Using a clonal cell line of human osteoclast precursors (FLG 29.1 cells), that after treatment with 12-O-tetradecanoyl phorbol 13-acetate (TPA) show many functional characteristics of osteoclasts, we demonstrated that catecholamines act as inducers of osteoclast maturation in vitro and as stimulators of osteoclast activity via the binding to β2 adrenergic receptors. Scatchard analysis of125I-labelled iodocyano-pindolol to untreated (undifferentiated) or TPA-treated (differentiated) FLG 29.1 cells revealed the presence of a single high-affinity site with aKd value around 24 pM and 8 pM respectively and with superimposable binding capacity (1.18 fmol/mg protein). Catecholamines increased in a dose-dependent fashion the intracellular cyclic AMP (cAMP) accumulation in both undifferentiated and TPA-treated FLG 29.1 cells. Pretreatment of untreated and TPA-treated FLG 29.1 cells with propranolol inhibited the catecholamine effect on cAMP accumulation, while pretreatment with clonidine had no effect. Catecholamines also reduced cell proliferation, increased tartrate-resistant acid phosphatase (TRAcP) activity, interleukin 6 (IL-6) production, multinuclearity and response to salmon calcitonin (sCT) in undifferentiated FLG 29.1 cells. In differentiated FLG 29.1 cells only IL-6 release was induced by catecholamine treatment. These findings support a potential role for catecholamines in modulating osteoclast differentiation and mature osteoclast activity.

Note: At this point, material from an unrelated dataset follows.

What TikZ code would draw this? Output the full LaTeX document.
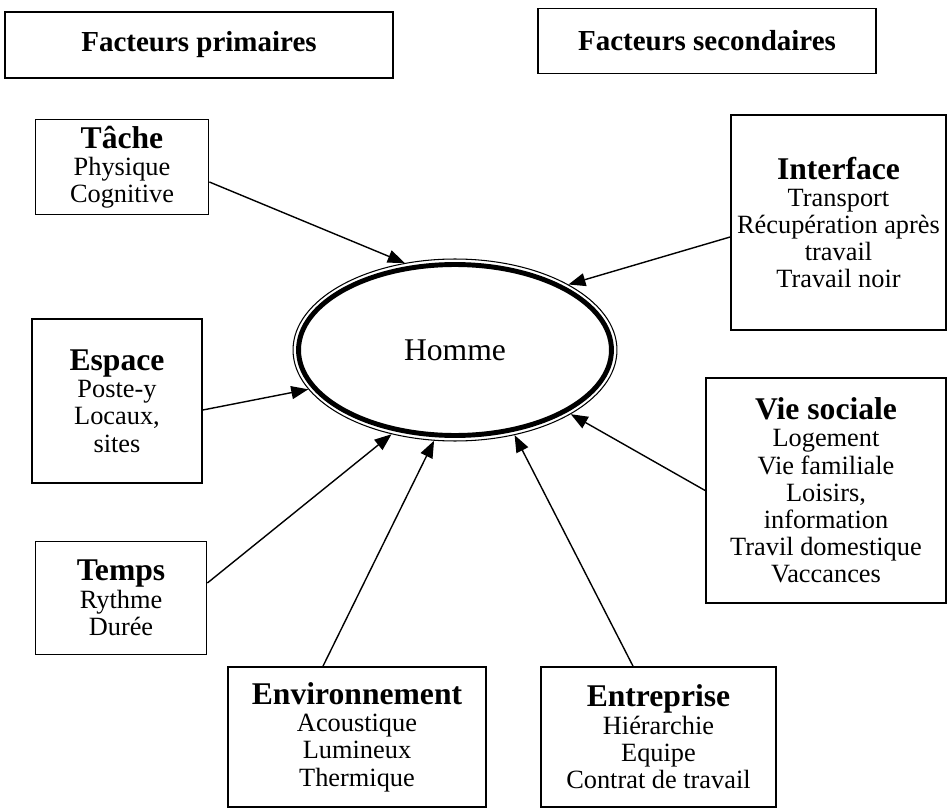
\documentclass[tikz,border=0pt]{standalone}
\usepackage{fontspec}
\setmainfont{Liberation Serif}
\usetikzlibrary{arrows.meta, positioning, shapes.geometric}
\newcommand{\boxtitle}[1]{{\fontsize{18}{16}\selectfont\bfseries #1}}

\begin{document}
\begin{tikzpicture}[
  x=0.02cm, y=-0.02cm,
  box/.style={draw, line width=1pt, align=center, inner sep=0pt,
              font=\fontsize{15}{15.5}\selectfont},
  head/.style={box, font=\fontsize{16.5}{18}\selectfont\bfseries},
  arr/.style={-{Triangle[length=3.4mm, width=2.6mm]}, line width=0.8pt}
]
\useasboundingbox (0,0) rectangle (951,811);
% titres
\node[head, minimum width=7.76cm, minimum height=1.32cm] (prim) at (199,45) {Facteurs primaires};
\node[head, minimum width=6.76cm, minimum height=1.30cm] (sec)  at (707,41) {Facteurs secondaires};
% homme
\node[ellipse, draw, line width=0.6pt, minimum width=6.48cm, minimum height=3.64cm,
      font=\fontsize{18}{20}\selectfont] (homme) at (455,350) {Homme};
\draw[line width=2.8pt] (homme.center) ellipse [x radius=3.13cm, y radius=1.71cm];
% facteurs
\node[box, minimum width=3.46cm, minimum height=1.90cm] (tache)  at (122,167) {\boxtitle{Tâche}\\Physique\\Cognitive};
\node[box, minimum width=3.40cm, minimum height=3.28cm] (espace) at (117,401) {\boxtitle{Espace}\\Poste-y\\Locaux,\\sites};
\node[box, minimum width=3.42cm, minimum height=2.26cm] (temps)  at (121,598) {\boxtitle{Temps}\\Rythme\\Durée};
\node[box, minimum width=5.16cm, minimum height=2.80cm] (env)    at (357,737) {\boxtitle{Environnement}\\Acoustique\\Lumineux\\Thermique};
\node[box, minimum width=4.70cm, minimum height=2.80cm] (entr)   at (658.5,737) {\boxtitle{Entreprise}\\Hiérarchie\\Equipe\\Contrat de travail};
\node[box, minimum width=4.30cm, minimum height=4.30cm] (inter)  at (838.5,222.5) {\boxtitle{Interface}\\Transport\\Récupération après\\travail\\Travail noir};
\node[box, minimum width=4.80cm, minimum height=4.50cm] (vie)    at (826,490.5) {\boxtitle{Vie sociale}\\Logement\\Vie familiale\\Loisirs,\\information\\Travil domestique\\Vaccances};
% fleches
\draw[arr] ([yshift=-0.3cm]tache.east) -- (homme.120);
\draw[arr] ([yshift=-0.29cm]inter.west) -- (homme.30);
\draw[arr] ([yshift=-0.18cm]espace.east) -- (homme.195);
\draw[arr] (vie.west) -- (homme.331);
\draw[arr] ([yshift=0.3cm]temps.east) -- (homme.233);
\draw[arr] ([xshift=-0.68cm]env.north) -- (homme.257);
\draw[arr] ([xshift=-0.51cm]entr.north) -- (homme.305);
\end{tikzpicture}
\end{document}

Aromatase expression and activity in the human leukaemic cell line FLG 29.1

The recent observation that estrogen synthesis occurs in osteoblast-like cells has suggested the aromatase activity as a possible local modulator of bone remodeling in post-menopausal women. To provide further insights into the androstenedione conversion to estrogen in bone-derived cells, we examined the human leukaemic cell line FLG 29.1, which is induced to differentiate toward the osteoclastic phenotype by TPA and TGF-beta1. Southern blot of RT-PCR products with a 32P-labeled cDNA probe for the human aromatase demonstrated that FLG 29.1 cells express aromatase mRNA. The enzyme activity, determined by measuring [3H]H2O release from [3H]androstenedione, obeyed Michaelis-Menten kinetic with apparent Km and Vmax values ranging from 5 to 10 nM and from 200 to 400 fmol/mg protein/6 h. Gene expression, enzyme activity and protein immunoreactivity, evaluated by immunocytochemistry, were stimulated in a time-dependent fashion by 5% charcoal-stripped FCS and by either 1-100 nM TPA or 0.01-0.5 ng/ml TGF-beta1, with maximal responses after 2-3 h exposure. After 24 h incubation of FLG 29.1 cells in the absence of these stimuli the aromatase mRNA and the protein were barely detectable. These findings demonstrate that cells of the osteoclastic lineage synthesize estrogen in vitro and that local cytokines, such as TGF-beta1, are able to induce androstenedione conversion.

Histamine receptors and bioeffects on clonal parathyroid endothelial cells

Using a clonal line of bovine parathyroid endothelial cells (BPE-1) we defined the presence on these cells of a histamine H2 receptor and characterized its pharmacological properties. Interaction of histamine with its receptor induced an increase of cAMP accumulation in a dose- and time-dependent fashion. This effect appears unique for parathyroid endothelial cells, in fact, clonal parathyroid epithelial cells did not exhibit a similar response. No effect of histamine was observed on BPE-1 cell proliferation.